** What is needed **
Starting at the line that contains "What matplotlib code" and stopping at the line that contains "fig = plt.figure(figsize=(W", copy every line exactly, both ends included, without the pictures.

** Task material **
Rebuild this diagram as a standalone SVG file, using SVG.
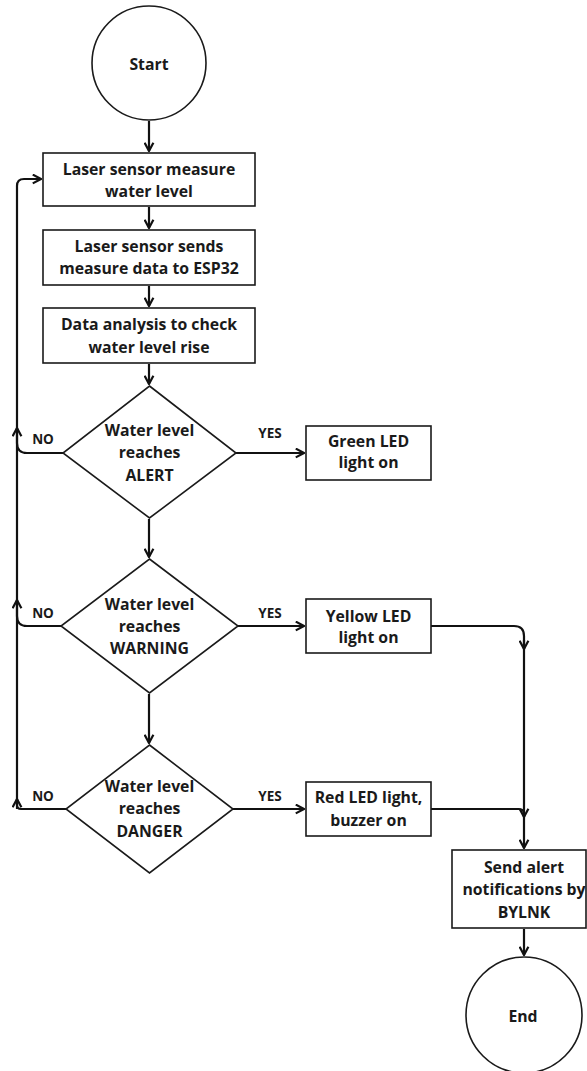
<svg xmlns="http://www.w3.org/2000/svg" width="587" height="1071" viewBox="0 0 587 1071">
<style>
.shape{fill:#fff;stroke:#1a1a1a;stroke-width:1.6}
.t{font-family:"Open Sans","Liberation Sans",sans-serif;font-weight:700;font-size:15.8px;fill:#1a1a1a;text-anchor:middle}
.lbl{font-family:"Open Sans","Liberation Sans",sans-serif;font-weight:700;font-size:13.5px;fill:#1a1a1a;text-anchor:middle}
.c{fill:none;stroke:#111;stroke-width:2.2}
</style>
<defs>
<marker id="ah" viewBox="0 0 10 10" refX="9" refY="5" markerWidth="5" markerHeight="5" orient="auto" markerUnits="strokeWidth">
<path d="M1.5,1 L9,5 L1.5,9" fill="none" stroke="#111" stroke-width="2"/>
</marker>
</defs>
<rect width="587" height="1071" fill="#fff"/>
<g id="connectors">
<path class="c" d="M149,121 V151" marker-end="url(#ah)"/>
<path class="c" d="M149,207 V228" marker-end="url(#ah)"/>
<path class="c" d="M149,286 V306" marker-end="url(#ah)"/>
<path class="c" d="M149,364 V384" marker-end="url(#ah)"/>
<path class="c" d="M149,519 V557" marker-end="url(#ah)"/>
<path class="c" d="M149,694 V743" marker-end="url(#ah)"/>
<path class="c" d="M236,453 H304" marker-end="url(#ah)"/>
<path class="c" d="M238,626 H304" marker-end="url(#ah)"/>
<path class="c" d="M233,809 H304" marker-end="url(#ah)"/>
<path class="c" d="M17,809 V186 Q17,179 24,179 H41" marker-end="url(#ah)"/>
<path class="c" d="M63,453 H27 Q17,453 17,443 V428" marker-end="url(#ah)"/>
<path class="c" d="M61,626 H27 Q17,626 17,616 V600" marker-end="url(#ah)"/>
<path class="c" d="M66,809 H21 Q17,809 17,805 V799" marker-end="url(#ah)"/>
<path class="c" d="M431,626 H514 Q524,626 524,636 V649" marker-end="url(#ah)"/>
<path class="c" d="M431,809 H519 Q524,809 524,814 V817" marker-end="url(#ah)"/>
<path class="c" d="M524,640 V848" marker-end="url(#ah)"/>
<path class="c" d="M524,929 V955" marker-end="url(#ah)"/>
</g>
<g id="start">
<circle class="shape" cx="149" cy="63" r="57"/>
<text class="t" x="149" y="70">Start</text>
</g>
<g id="measure">
<rect class="shape" x="43" y="153" width="212" height="53"/>
<text class="t" x="149" y="175">Laser sensor measure</text>
<text class="t" x="149" y="197">water level</text>
</g>
<g id="send">
<rect class="shape" x="43" y="230" width="212" height="55"/>
<text class="t" x="149" y="252">Laser sensor sends</text>
<text class="t" x="149" y="274">measure data to ESP32</text>
</g>
<g id="analysis">
<rect class="shape" x="43" y="308" width="212" height="55"/>
<text class="t" x="149" y="330">Data analysis to check</text>
<text class="t" x="149" y="353">water level rise</text>
</g>
<g id="alert">
<polygon class="shape" points="149.5,386 236,453 149.5,518 63,453"/>
<text class="t" x="149.5" y="436">Water level</text>
<text class="t" x="149.5" y="458">reaches</text>
<text class="t" x="149.5" y="481">ALERT</text>
<text class="lbl" x="270" y="438">YES</text>
<text class="lbl" x="43" y="444">NO</text>
</g>
<g id="green">
<rect class="shape" x="306" y="426" width="125" height="54"/>
<text class="t" x="368.5" y="447">Green LED</text>
<text class="t" x="368.5" y="468">light on</text>
</g>
<g id="warning">
<polygon class="shape" points="149.5,559 238,626 149.5,693 61,626"/>
<text class="t" x="149.5" y="610">Water level</text>
<text class="t" x="149.5" y="632">reaches</text>
<text class="t" x="149.5" y="654">WARNING</text>
<text class="lbl" x="270" y="618">YES</text>
<text class="lbl" x="43" y="618">NO</text>
</g>
<g id="yellow">
<rect class="shape" x="306" y="599" width="125" height="54"/>
<text class="t" x="368.5" y="622">Yellow LED</text>
<text class="t" x="368.5" y="643">light on</text>
</g>
<g id="danger">
<polygon class="shape" points="149.5,745 233,809 149.5,873 66,809"/>
<text class="t" x="149.5" y="792">Water level</text>
<text class="t" x="149.5" y="814">reaches</text>
<text class="t" x="149.5" y="837">DANGER</text>
<text class="lbl" x="270" y="801">YES</text>
<text class="lbl" x="43" y="801">NO</text>
</g>
<g id="red">
<rect class="shape" x="306" y="782" width="125" height="54"/>
<text class="t" x="368.5" y="803">Red LED light,</text>
<text class="t" x="368.5" y="826">buzzer on</text>
</g>
<g id="notify">
<rect class="shape" x="452" y="850" width="134" height="78"/>
<text class="t" x="524" y="873">Send alert</text>
<text class="t" x="524" y="895">notifications by</text>
<text class="t" x="524" y="918">BYLNK</text>
</g>
<g id="end">
<circle class="shape" cx="524" cy="1015" r="58"/>
<text class="t" x="523" y="1022">End</text>
</g>
</svg>
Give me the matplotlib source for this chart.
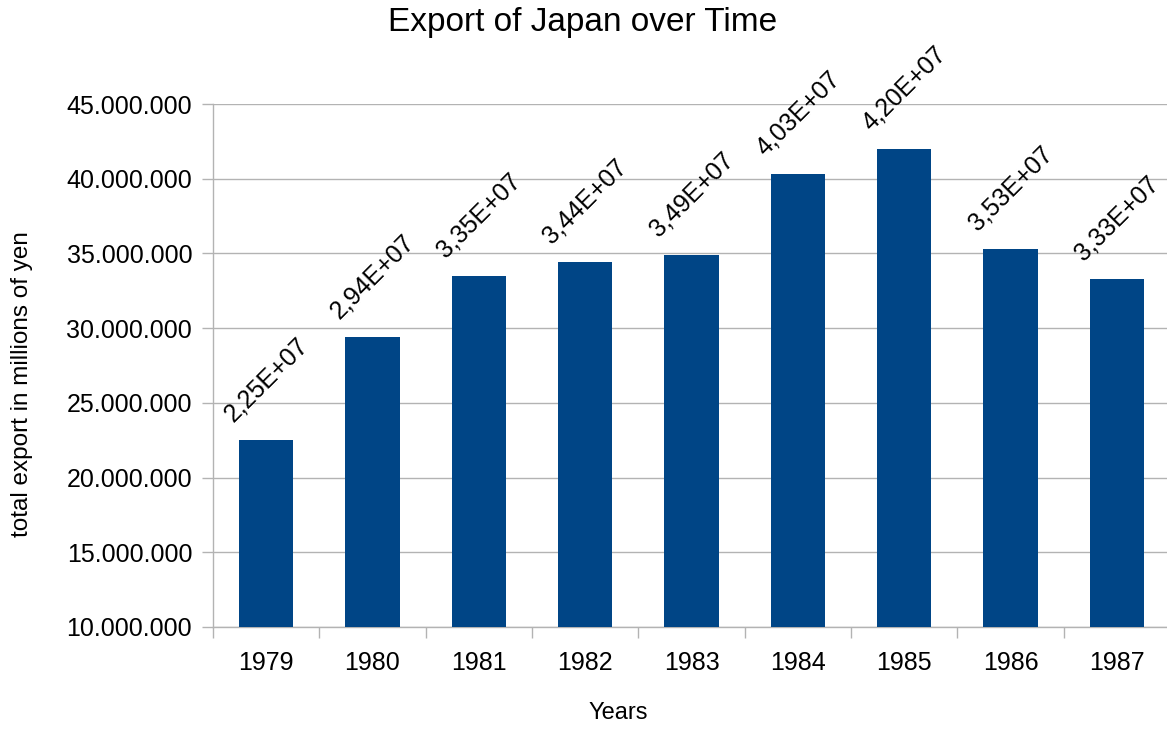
import matplotlib
matplotlib.use('Agg')
import matplotlib.pyplot as plt
from matplotlib.ticker import FuncFormatter, MultipleLocator

years = ['1979', '1980', '1981', '1982', '1983', '1984', '1985', '1986', '1987']
exports = [22500000, 29400000, 33500000, 34400000, 34900000,
           40300000, 42000000, 35300000, 33300000]

plt.rcParams['font.family'] = ['Liberation Sans', 'DejaVu Sans']
grey = '#b3b3b3'

fig = plt.figure(figsize=(11.67, 7.31), dpi=100)
ax = fig.add_axes([213 / 1167, 1 - 627 / 731, 957 / 1167, 523 / 731])

x = list(range(len(years)))
ax.bar(x, exports, width=0.51, color='#004586', zorder=3)

for xi, v in zip(x, exports):
    label = f'{v:.2E}'.replace('.', ',')
    ax.annotate(label, (xi, v), xytext=(0, 10), textcoords='offset points',
                ha='center', va='bottom', rotation=45, fontsize=18, zorder=4)

ax.set_xlim(-0.5, len(years) - 0.5)
ax.set_ylim(10000000, 45000000)
ax.yaxis.set_major_locator(MultipleLocator(5000000))
ax.yaxis.set_major_formatter(FuncFormatter(lambda v, p: f'{v:,.0f}'.replace(',', '.')))
ax.grid(axis='y', color=grey, linewidth=1, zorder=0)

ax.set_xticks(x)
ax.set_xticklabels(years)
ax.set_xticks([i - 0.5 for i in range(len(years) + 1)], minor=True)
ax.tick_params(axis='x', which='major', length=0, pad=17, labelsize=18)
ax.tick_params(axis='x', which='minor', length=8, width=1, color=grey, direction='out')
ax.tick_params(axis='y', length=8, width=1, color=grey, pad=7, labelsize=18)

for s in ['top', 'right']:
    ax.spines[s].set_visible(False)
for s in ['left', 'bottom']:
    ax.spines[s].set_color(grey)
    ax.spines[s].set_linewidth(1)

fig.text(583 / 1167, 1 - 23 / 731, 'Export of Japan over Time', ha='center', va='center', fontsize=24)
fig.text(22 / 1167, 1 - 384 / 731, 'total export in millions of yen', ha='center', va='center',
         rotation=90, fontsize=17.5)
fig.text(618 / 1167, 1 - 713 / 731, 'Years', ha='center', va='center', fontsize=17)

plt.savefig('out.png', dpi=100)
plt.close()
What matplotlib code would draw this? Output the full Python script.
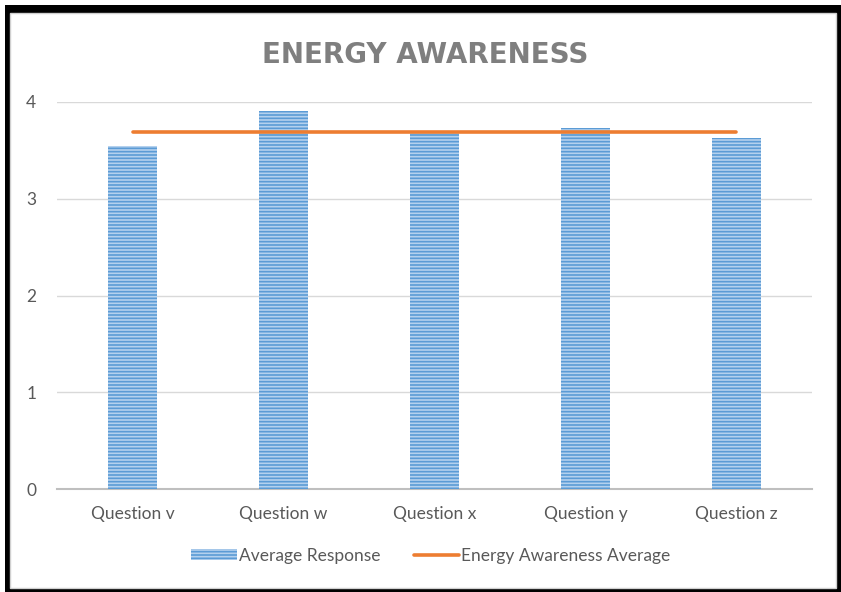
import matplotlib.pyplot as plt
from matplotlib.patches import Rectangle

# Survey results
questions = ['Question v', 'Question w', 'Question x', 'Question y', 'Question z']
avg_response = [3.55, 3.91, 3.69, 3.73, 3.63]
awareness_avg = [3.69, 3.69, 3.69, 3.69, 3.69]
y_ticks = [0, 1, 2, 3, 4]

plt.rcParams['font.family'] = ['Lato', 'DejaVu Sans']
plt.rcParams['hatch.linewidth'] = 1.2

W, H = 841, 592
fig = plt.figure(figsize=(W / 100, H / 100), dpi=100)

# black frame around the chart
fig.patches.append(Rectangle((5 / W, 0), 1 - 5 / W, 1 - 5 / H, transform=fig.transFigure,
                             facecolor='black', edgecolor='none', zorder=0))
fig.patches.append(Rectangle((10 / W, 4 / H), 826 / W, 575 / H, transform=fig.transFigure,
                             facecolor='white', edgecolor='#D0D0D0', linewidth=1, zorder=1))

ax = fig.add_axes([57 / W, (H - 489) / H, 755 / W, 387 / H])
ax.set_facecolor('none')
ax.set_zorder(2)

x = list(range(len(questions)))
bars = ax.bar(x, avg_response, width=0.32, color='#B4D1EE', edgecolor='#5B9BD5', hatch='-----',
              linewidth=0, label='Average Response', zorder=3)
line, = ax.plot(x, awareness_avg, color='#ED7D31', linewidth=2.6, solid_capstyle='round',
                label='Energy Awareness Average', zorder=4)

ax.set_xlim(-0.5, len(questions) - 0.5)
ax.set_ylim(0, 4)
ax.set_yticks(y_ticks)
ax.set_xticks(x)
ax.set_xticklabels(questions)
ax.tick_params(length=0, labelsize=12.5, labelcolor='#595959')
ax.tick_params(axis='y', pad=15)
ax.tick_params(axis='x', pad=12)
ax.grid(axis='y', color='#D9D9D9', linewidth=1)
ax.set_axisbelow(True)
for s in ['top', 'right', 'left']:
    ax.spines[s].set_visible(False)
ax.spines['bottom'].set_color('#BFBFBF')
ax.spines['bottom'].set_linewidth(1.5)

fig.text(425 / W, 1 - 55 / H, 'ENERGY AWARENESS', ha='center', va='center',
         fontsize=20, fontweight='bold', color='#7F7F7F', family=['DejaVu Sans'])

leg = ax.legend([bars, line], ['Average Response', 'Energy Awareness Average'],
                loc='center', bbox_to_anchor=(431 / W, 1 - 556 / H),
                bbox_transform=fig.transFigure, ncol=2, frameon=False,
                fontsize=12.5, handlelength=2.6, handleheight=0.6,
                handletextpad=0.15, columnspacing=1.9)
for t in leg.get_texts():
    t.set_color('#595959')

fig.savefig('out.png', dpi=100)
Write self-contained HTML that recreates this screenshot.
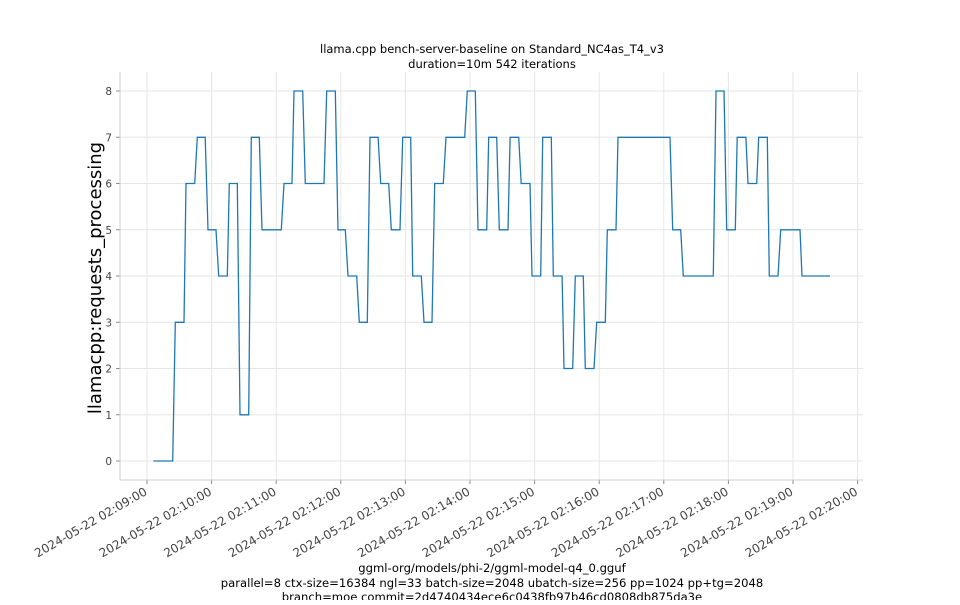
<!DOCTYPE html>
<html><head><meta charset="utf-8"><style>
body{margin:0;background:#fff;}
svg text{font-family:"DejaVu Sans","Liberation Sans",sans-serif;}
</style></head><body>
<svg id="chart" width="960" height="600" xmlns="http://www.w3.org/2000/svg">
<text x="492" y="53" font-size="11.5" text-anchor="middle">llama.cpp bench-server-baseline on Standard_NC4as_T4_v3</text>
<text x="492" y="68" font-size="11.5" text-anchor="middle">duration=10m 542 iterations</text>
<g id="grid"></g>
<g id="axes"></g>
<text transform="translate(101,278) rotate(-90)" font-size="18" text-anchor="middle">llamacpp:requests_processing</text>
<text x="492" y="572" font-size="11.6" text-anchor="middle">ggml-org/models/phi-2/ggml-model-q4_0.gguf</text>
<text x="492" y="587" font-size="11.6" text-anchor="middle">parallel=8 ctx-size=16384 ngl=33 batch-size=2048 ubatch-size=256 pp=1024 pp+tg=2048</text>
<text x="492" y="601" font-size="11.6" text-anchor="middle">branch=moe commit=2d4740434ece6c0438fb97b46cd0808db875da3e</text>
</svg>
<script>
const yTicks = [0,1,2,3,4,5,6,7,8];
const xTickLabels = ["2024-05-22 02:09:00","2024-05-22 02:10:00","2024-05-22 02:11:00","2024-05-22 02:12:00","2024-05-22 02:13:00","2024-05-22 02:14:00","2024-05-22 02:15:00","2024-05-22 02:16:00","2024-05-22 02:17:00","2024-05-22 02:18:00","2024-05-22 02:19:00","2024-05-22 02:20:00"];
const xTickMinutes = [0,1,2,3,4,5,6,7,8,9,10,11];
// seconds since 02:09:00: start and end of each flat segment
const segStart = [5.9,26.3,36.2,46.7,56.7,66.6,76.4,86.4,96.9,106.8,127.2,136.5,147.0,166.9,177.4,186.7,197.2,207.1,217.1,226.9,237.5,246.8,257.3,267.2,277.7,297.5,307.4,317.4,327.2,337.2,347.6,357.6,367.5,377.4,387.3,397.8,407.1,417.7,427.5,437.5,488.3,498.1,528.5,538.4,548.2,558.2,568.1,578.0,588.6,608.4];
const segEnd = [23.9,34.4,44.3,54.1,64.1,74.6,83.9,94.5,104.3,124.7,134.7,144.6,164.4,174.9,184.2,194.8,204.6,214.6,224.5,235.0,244.9,254.8,264.7,275.2,295.1,304.9,315.5,324.8,335.3,345.2,355.7,365.7,375.5,385.5,395.4,405.2,415.2,425.7,435.6,485.8,495.7,526.0,535.9,546.4,556.3,566.3,576.1,586.1,606.5,634.4];
const segValue = [0,3,6,7,5,4,6,1,7,5,6,8,6,8,5,4,3,7,6,5,7,4,3,6,7,8,5,7,5,7,6,4,7,4,2,4,2,3,5,7,5,4,8,5,7,6,7,4,5,4];

const NS="http://www.w3.org/2000/svg";
const L=120,R=863,T=72,B=480;
function xs(sec){return 147+sec/60*64.6;}
function ys(v){return 461-v*46.25;}
const grid=document.getElementById('grid'), axes=document.getElementById('axes'), svg=document.getElementById('chart');
function mk(tag,attrs,parent){const e=document.createElementNS(NS,tag);for(const k in attrs)e.setAttribute(k,attrs[k]);parent.appendChild(e);return e;}

yTicks.forEach(v=>{
  const g=mk('line',{x1:L,x2:R,y1:ys(v),y2:ys(v),stroke:'#e6e6e6','stroke-width':1},grid);
  
  
  const t=mk('line',{x1:L-4,x2:L,y1:ys(v),y2:ys(v),stroke:'#888'},axes);
  
  
  const tx=mk('text',{x:L-3-5,y:ys(v)+4,'font-size':10.5,'text-anchor':'end',fill:'#444'},axes);
  tx.textContent=v;
  
  
});
xTickMinutes.forEach((m,i)=>{
  const x=xs(m*60);
  const g=mk('line',{x1:x,x2:x,y1:T,y2:B,stroke:'#e6e6e6','stroke-width':1},grid);
  
  
  const t=mk('line',{x1:x,x2:x,y1:B,y2:B+4,stroke:'#888'},axes);
  
  
  const tx=mk('text',{transform:`translate(${x+1},${B+14}) rotate(-30)`,'font-size':12,'text-anchor':'end',fill:'#444'},axes);
  tx.textContent=xTickLabels[i];
  
  
});
const sl=mk('line',{x1:L,x2:L,y1:T,y2:B,stroke:'#ccc'},axes);


const sb=mk('line',{x1:L,x2:R,y1:B,y2:B,stroke:'#ccc'},axes);



let pts=[];
segValue.forEach((v,i)=>{pts.push(xs(segStart[i]).toFixed(1)+','+ys(v).toFixed(1));pts.push(xs(segEnd[i]).toFixed(1)+','+ys(v).toFixed(1));});
const line=mk('polyline',{points:pts.join(' '),fill:'none',stroke:'#1f77b4','stroke-width':1.3},svg);


</script>
</body></html>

** Exercise answer **
What matplotlib code would draw this? Output the full Python script.
import matplotlib.pyplot as plt
from matplotlib.patches import Rectangle

# Survey results
questions = ['Question v', 'Question w', 'Question x', 'Question y', 'Question z']
avg_response = [3.55, 3.91, 3.69, 3.73, 3.63]
awareness_avg = [3.69, 3.69, 3.69, 3.69, 3.69]
y_ticks = [0, 1, 2, 3, 4]

plt.rcParams['font.family'] = ['Lato', 'DejaVu Sans']
plt.rcParams['hatch.linewidth'] = 1.2

W, H = 841, 592
fig = plt.figure(figsize=(W / 100, H / 100), dpi=100)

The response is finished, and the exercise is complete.